Don't sweat it: how some schools do—and don't do—PE

Education Next, Fall, 2006 by Bob Cullen

"Fantastic, guys," says Lee, an enthusiastic teacher who looks for opportunities to be encouraging. He leads the class back across the hall and puts them through 20 minutes of an indoor game called speed-ball, akin to soccer. The class divides into three teams and each team splits time between playing and watching.

It is early in the semester, and the curl-up benchmark is one of several Lee is establishing for skills ranging from the mile run to pull-ups. He expects he will see significant improvement in the students' performances by the end of the semester. He usually does. But there are limits to what he can do, limits imposed primarily by the culture the kids re-enter when they leave class.

Lee introduces me to a slender, black-haired girl named Paige Gardener, who is 14. Last year, in middle school, she says, her beginning time for the mile run was 10:51. By the end of the semester it was down to 9:51. "I like doing physical things, improving," she says. But when I ask her how often she runs on her own, she says, "Maybe once a month." Paige works four days a week giving shampoos in a hair salon for $5.50 an hour. That cuts into the time she has for sports, and though she might like to try out for the soccer or track teams at Chesapeake, she doesn't feel she can.

That's part of what he is up against, Lee tells me after class is over. Pasadena, Maryland, is a suburb of modest houses and apartments about ten miles south of Baltimore. Not every family has the wherewithal to permit a child to spend her leisure time on exercise and sports. And many students opt for a part-time job to finance a car.

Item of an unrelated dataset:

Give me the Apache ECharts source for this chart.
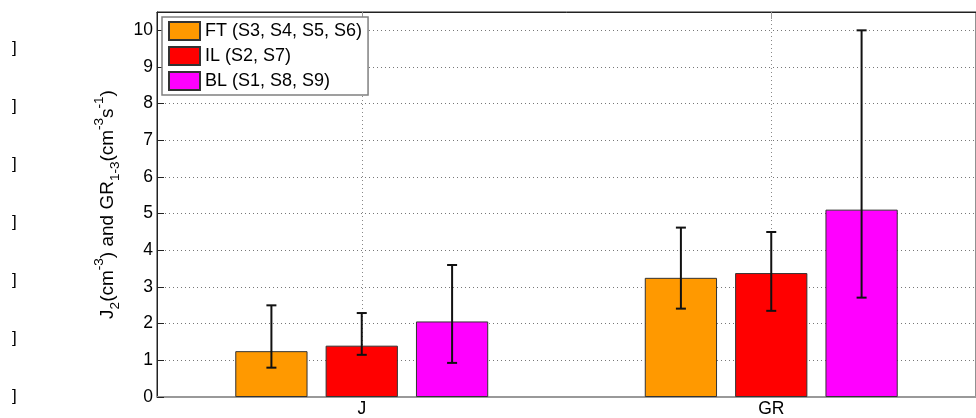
<!DOCTYPE html>
<html>
<head>
<meta charset="utf-8">
<script src="https://cdn.jsdelivr.net/npm/echarts@6/dist/echarts.min.js"></script>
<style>
  html, body { margin: 0; padding: 0; background: #fff; }
  #chart { width: 976px; height: 418px; }
</style>
</head>
<body>
<div id="chart"></div>
<script>
// Categories on the x axis
const categories = ['J', 'GR'];

// Group names shown in the legend
const seriesNames = ['FT (S3, S4, S5, S6)', 'IL (S2, S7)', 'BL (S1, S8, S9)'];
const seriesColors = ['#FF9900', '#FF0000', '#FF00FF'];

// Mean values per group
const ftMean = [1.25, 3.25];
const ilMean = [1.40, 3.38];
const blMean = [2.06, 5.11];

// Error bar extents (lower, upper)
const ftLow = [0.80, 2.41];
const ftHigh = [2.50, 4.62];
const ilLow = [1.15, 2.35];
const ilHigh = [2.29, 4.50];
const blLow = [0.93, 2.71];
const blHigh = [3.60, 10.0];

// Y axis range
const yMin = 0;
const yMax = 10.5;
const yStep = 1;

const FONT = '"Liberation Sans", Arial, Helvetica, sans-serif';
const AXIS_FONT_SIZE = 17.5;
const LEGEND_FONT_SIZE = 18;
const BAR_RATIO = 0.1765;   // bar width as fraction of category band
const BAR_GAP = 0.25;       // gap between bars as fraction of bar width

const means = [ftMean, ilMean, blMean];
const lows = [ftLow, ilLow, blLow];
const highs = [ftHigh, ilHigh, blHigh];

const chart = echarts.init(document.getElementById('chart'), null, { renderer: 'canvas' });

const barSeries = seriesNames.map((name, k) => ({
  name: name,
  type: 'bar',
  data: means[k],
  barWidth: (BAR_RATIO * 100) + '%',
  barGap: (BAR_GAP * 100) + '%',
  itemStyle: { color: seriesColors[k], borderColor: '#333', borderWidth: 1 },
  emphasis: { disabled: true },
  z: 3
}));

// Vertical error bars with caps, centred on each bar of a group
function errorBarSeries(slot) {
  return {
    type: 'custom',
    z: 10,
    silent: true,
    data: categories.map((c, i) => [i, lows[slot][i], highs[slot][i]]),
    encode: { x: 0, y: [1, 2] },
    renderItem(params, api) {
      const idx = api.value(0);
      const lo = api.coord([idx, api.value(1)]);
      const hi = api.coord([idx, api.value(2)]);
      const band = api.size([1, 0])[0];
      const barW = band * BAR_RATIO;
      const x = lo[0] + (slot - 1) * barW * (1 + BAR_GAP);
      const cap = 5;
      const st = { stroke: '#111', lineWidth: 2 };
      return {
        type: 'group',
        children: [
          { type: 'line', shape: { x1: x, y1: hi[1], x2: x, y2: lo[1] }, style: st },
          { type: 'line', shape: { x1: x - cap, y1: hi[1], x2: x + cap, y2: hi[1] }, style: st },
          { type: 'line', shape: { x1: x - cap, y1: lo[1], x2: x + cap, y2: lo[1] }, style: st }
        ]
      };
    }
  };
}

// Stray bracket glyphs down the left margin
const bracketTexts = [];
for (let i = 0; i < 7; i++) {
  bracketTexts.push({
    type: 'text',
    left: 12,
    top: 40 + i * 58,
    style: { text: ']', fontSize: 17, fontFamily: FONT, fill: '#000' }
  });
}

const option = {
  animation: false,
  backgroundColor: '#fff',
  textStyle: { fontFamily: FONT },
  grid: {
    left: 157, right: -8, top: 12, bottom: 21,
    show: true, borderColor: '#222', borderWidth: 1, backgroundColor: 'transparent'
  },
  legend: {
    data: seriesNames,
    orient: 'vertical',
    left: 162,
    top: 17,
    itemWidth: 31,
    itemHeight: 18,
    itemGap: 5,
    padding: [4, 6, 4, 6],
    backgroundColor: '#fff',
    borderColor: '#808080',
    borderWidth: 1.5,
    borderRadius: 0,
    icon: 'rect',
    selectedMode: false,
    textStyle: { fontSize: LEGEND_FONT_SIZE, color: '#000', fontFamily: FONT }
  },
  xAxis: [{
    type: 'category',
    data: categories,
    position: 'bottom',
    axisLine: { show: true, lineStyle: { color: '#999', width: 2 } },
    axisTick: { show: true, inside: true, alignWithLabel: true, length: 7, lineStyle: { color: '#999' } },
    axisLabel: { fontSize: AXIS_FONT_SIZE, color: '#000', margin: 3, fontFamily: FONT },
    splitLine: { show: true, alignWithLabel: true, lineStyle: { color: '#888', type: [1, 3], width: 1 } }
  }, {
    type: 'category',
    data: categories,
    position: 'top',
    axisLine: { show: true, lineStyle: { color: '#222', width: 1 } },
    axisTick: { show: true, inside: true, alignWithLabel: true, length: 7, lineStyle: { color: '#999' } },
    axisLabel: { show: false },
    splitLine: { show: false }
  }],
  yAxis: {
    type: 'value',
    min: yMin,
    max: yMax,
    interval: yStep,
    name: '{n|J}{sub|2}{n|(cm}{sup|-3}{n|) and GR}{sub|1-3}{n|(cm}{sup|-3}{n|s}{sup|-1}{n|)}',
    nameLocation: 'middle',
    nameGap: 29,
    nameTextStyle: {
      color: '#000',
      fontFamily: FONT,
      rich: {
        n: { fontSize: 19, lineHeight: 30, verticalAlign: 'middle', fontFamily: FONT, color: '#000' },
        sup: { fontSize: 13.5, lineHeight: 30, verticalAlign: 'top', fontFamily: FONT, color: '#000' },
        sub: { fontSize: 13.5, lineHeight: 30, verticalAlign: 'bottom', fontFamily: FONT, color: '#000' }
      }
    },
    axisLine: { show: true, lineStyle: { color: '#222', width: 1 } },
    axisTick: { show: true, inside: true, length: 7, lineStyle: { color: '#222' } },
    axisLabel: { fontSize: AXIS_FONT_SIZE, color: '#000', margin: 4, fontFamily: FONT, showMaxLabel: false },
    splitLine: { show: true, lineStyle: { color: '#777', type: [1, 3], width: 1 } }
  },
  graphic: bracketTexts,
  series: barSeries.concat([errorBarSeries(0), errorBarSeries(1), errorBarSeries(2)])
};

chart.setOption(option);
</script>
</body>
</html>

"Kids take the path of least resistance," says Lee. "The parents in this community don't, by and large, work out. They don't walk anywhere. The kids tend to end up like that, too. When a kid turns 16, he gets a job so he can get a car." And walk less often.

Lee sees two distinct categories of students at Chesapeake: the athletes--about a third of Chesapeake's 1,940 students participate on a varsity or junior varsity team--and the nonathletes. Lee, who is 41, feels the varsity athletes are just as fit as, if not fitter than, the athletes of his own high-school days. He has coached the track team for the past seven years, and in that time his athletes have broken 13 school records. But he works them hard--two hours a day, five days a week.

But the nonathletes get much less daily exercise than their peers of two or three decades ago, and Lee sees the consequences in his classes. "Twenty years ago, to be considered fit, a 14-year-old boy was supposed to be able to do 11 pull-ups. Nowadays, I'd be happy to have one kid do that many." These days, he starts his classes out doing push-ups with their knees on the ground, rather than the "military" push-ups (only hands and toes on the ground) that were de rigueur for boys a generation ago. He expects to have all the class members doing military push-ups by the end of the semester.

Skip Lee is not sanguine about the future. He thinks that standards of fitness are dropping and that the state should require at least two courses of PE. "Fit kids," he says, "would do better in their academic classes." It's an argument for exercise as old as the ancient Greeks--or Thomas Jefferson, who in 1786, advised a future son-in-law, "If the body be feeble, the mind will not be strong--the sovereign invigorator of the body is exercise."